Ed Cray, Chief Justice: A Biography of Earl Warren (1997)
This book chronicles the career of Earl Warren, one of Boalt Hall's graduates. It begins with his childhood in Bakersfield and continues through his career as a district attorney, attorney general for California, governor of California and chief justice of the U.S. Supreme Court. There are references to some Boalt faculty (Max Radin, Adrian Kragen, Arthur Sherry) as well as other famous Californians. At over 500 pages, the book is long, but it's still a page turner.
V. Legal Theory, Critical Race Theory and Feminist Jurisprudence
Grant Gilmore, Ages of American Law (1979)
Gilmore was one of the major figures in 20th Century legal thinking and this short, readable book is a gem. It will explain much of what is going on beneath the surface of law school. It is a great introduction to legal theory.
Robin West, Caring for Justice (1997)
In this book, West synthesizes her various earlier works on feminist jurisprudence. Students in Professor Krieger's sex discrimination class frequently described this book as a kind of scholarly "sigh of relief," helping them articulate what they found missing in traditional approaches to law and lawyering, but couldn't quite get into words.
Richard Delgado, et al., eds., Critical Race Theory: The Cutting Edge (1995)
This is the compendium of critical race scholarship. Topical sections include: Essentialism and Anti-essentialism; Race, Sex, Class, and Their Intersections; Legal Institutions, Critical Pedagogy, Minorities in the Law; Critical Race Feminism; Critical White Studies; and Storytelling, Counter-storytelling, and Naming One's Own Reality, to mention a few.

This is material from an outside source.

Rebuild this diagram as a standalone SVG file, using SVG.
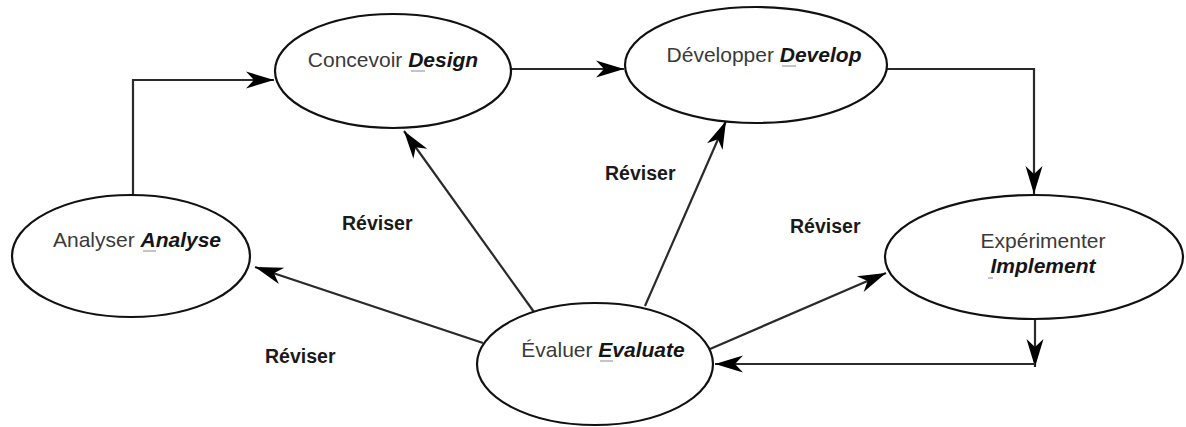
<svg xmlns="http://www.w3.org/2000/svg" width="1186" height="427" viewBox="0 0 1186 427">
  <style>
    .node { fill: #ffffff; stroke: #111111; stroke-width: 2.2; }
    .fr { font-family: "Liberation Sans", Arial, sans-serif; font-size: 21px; fill: #3a3a3a; }
    .en { font-family: "Liberation Sans", Arial, sans-serif; font-size: 21px; font-weight: bold; font-style: italic; fill: #151515; }
    .key { stroke: #b0b0b0; stroke-width: 1.5; }
    .edge { fill: none; stroke: #2a2a2a; stroke-width: 2.2; marker-end: url(#head); }
    .label { font-family: "Liberation Sans", Arial, sans-serif; font-size: 19.5px; font-weight: bold; fill: #1a1a1a; }
  </style>
  <defs>
    <!-- concave filled arrowhead, tip at the path end -->
    <marker id="head" markerUnits="userSpaceOnUse" viewBox="-30 -10 32 20" markerWidth="32" markerHeight="20" refX="0" refY="0" orient="auto">
      <path d="M0,0 L-28,-8.5 L-20,0 L-28,8.5 Z" fill="#000000"/>
    </marker>
  </defs>

  <rect width="1186" height="427" fill="#ffffff"/>

  <!-- connectors -->
  <g id="connectors">
    <path class="edge" d="M133,195 V80 H274"/>
    <path class="edge" d="M511,69 H624"/>
    <path class="edge" d="M887,69 H1034 V194"/>
    <path class="edge" d="M1035,320 V367"/>
    <path class="edge" d="M1035,364 H715"/>
    <path class="edge" d="M710,349 L886,273"/>
    <path class="edge" d="M483,343 L255,267"/>
    <path class="edge" d="M534,312 L404,131"/>
    <path class="edge" d="M645,306 L726,121"/>
  </g>

  <!-- edge labels -->
  <g id="labels">
    <text class="label" x="342" y="230">Réviser</text>
    <text class="label" x="605" y="180">Réviser</text>
    <text class="label" x="790" y="233">Réviser</text>
    <text class="label" x="265" y="363">Réviser</text>
  </g>

  <g id="design">
    <ellipse class="node" cx="393" cy="71" rx="118" ry="57"/>
    <text x="393" y="67" text-anchor="middle"><tspan class="fr">Concevoir </tspan><tspan class="en">Design</tspan></text>
    <line class="key" x1="411" y1="71" x2="425" y2="71"/>
  </g>

  <g id="develop">
    <ellipse class="node" cx="756" cy="65" rx="131" ry="58"/>
    <text x="764" y="62" text-anchor="middle"><tspan class="fr">Développer </tspan><tspan class="en">Develop</tspan></text>
    <line class="key" x1="782" y1="66" x2="796" y2="66"/>
  </g>

  <g id="analyse">
    <ellipse class="node" cx="131" cy="256" rx="119" ry="61"/>
    <text x="137" y="247" text-anchor="middle"><tspan class="fr">Analyser </tspan><tspan class="en">Analyse</tspan></text>
    <line class="key" x1="143" y1="251" x2="156" y2="251"/>
  </g>

  <g id="implement">
    <ellipse class="node" cx="1034" cy="257" rx="149" ry="62"/>
    <text class="fr" x="1043" y="248" text-anchor="middle">Expérimenter</text>
    <text class="en" x="1043" y="273" text-anchor="middle">Implement</text>
    <line class="key" x1="988" y1="278" x2="993" y2="278"/>
  </g>

  <g id="evaluate">
    <ellipse class="node" cx="595" cy="364" rx="118" ry="61"/>
    <text x="603" y="357" text-anchor="middle"><tspan class="fr">Évaluer </tspan><tspan class="en">Evaluate</tspan></text>
    <line class="key" x1="600" y1="361" x2="613" y2="361"/>
  </g>
</svg>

D. Kelly Weisberg, ed., Feminist Legal Theory: Foundations (1993)
In this book, Weisberg has collected the foundational works in feminist legal theory. Topical categories include: Theories of Law; Equality and Difference; Elements of Feminist Legal Theory; Essentialism; and Feminist Legal Methods.
Daniel A. Farber & Suzanna Sherry, Beyond All Reason: The Radical Assault on Truth in American Law (1992)
This book represents the "anti-critical studies" perspective. Boalt Professor Dan Farber and Suzanna Sherry critique critical race and critical gender theory with relative restraint and patience, arguing that the critical legal studies assault on liberal legal models and methods is unproductive at best, dangerous at worst.
Henry Louis Gates, et al., Speaking of Race, Speaking of Sex: Hate Speech, Civil Rights and Civil Liberties (1995)
Another counterpoint to critical race/critical gender theory, this one focusing on hate speech and First Amendment issues. The various constituent essays cover race theory and the First Amendment, the regulation of hate speech on campus, the hate speech debate from a lesbian and gay perspective, and more.
Clara Bingham & Laura Leedy Gansler, Class Action: The Story of Lois Jenson and the Landmark Case that Changed Sexual Harassment Law (2003)
A collaboration between a journalist and a lawyer, this volume describes in elaborate detail the tortuous path of the the Duluth mine sexual harassment case (first class-action sexual harassment lawsuit) Jenson v. Eveleth Mines.
VI. Law School Guides and the Law School Experience
Lani Guinier, Michelle Fine, & Jane Balin, Becoming Gentlemen: Women, Law School & Institutional Change (1997)
A radically different take on the subject of legal education, this book describes and reflects upon a study of female law students at the University of Pennsylvania between 1987 and 1992. Guinier and her co-authors consider the effect of law school's emphasis on emotional detachment, the cultivation of verbal aggressiveness and legal pedagogical methods on the mental health and academic achievement of female law students.
Steven J. Frank, Learning the Law: Success in Law School and Beyond (2000)
This guide goes into detail on the nature and function of different legal institutions, reading cases and statutes, understanding the relationship between cases and statues, and, more generally, how to approach the study of law.